The DAS algorithm is embarrassingly parallel. In fact, the signals from N channels are independently delayed, and a reduction sum is then applied. We can't say the same for DMAS. DMAS adds an all-vs-all multiplication (a tensor product) stage before applying the reduction sum. The tensor product stage (excluding self-multiplications) consists in $\frac{N^2-N}{2}$ multiplications, making the algorithm quadratic with the number of channels. That was the bottleneck.
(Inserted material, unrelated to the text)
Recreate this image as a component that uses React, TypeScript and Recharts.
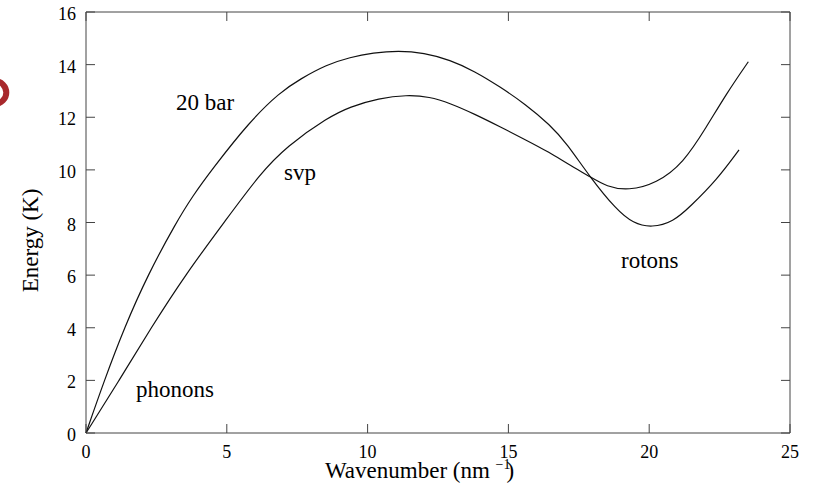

Moreover, the flow chart became much more complex to be parallelized... Then, the eureka moment: where did I hear " the sum of all products of each term with each other"? Of course, polynomial multiplication.

For example, given three signals $a$, $b$, and $c$ the sum of all multiplications is $a \cdot b + a \cdot c + b \cdot c = \frac{1}{2}[( a + b + c)^2 - (a^2 + b^2 +c^2) ]$. (The example is a bit deceiving; try to use all the a-z letters.) Hence, instead of a sum reduction of $\frac{N^2-N}{2}$ products, the algorithm reduces to performing two sum reductions of N elements each. Moreover, it is again embarrassingly parallel since there is no interaction between channels apart from the two final reductions.

I brought the intuition to my professors during the exam. I got the maximum mark and a paper a few years later. They, in fact, used the idea to propose a real time FPGA/DSP implementation. Quite a good outcome for an exam.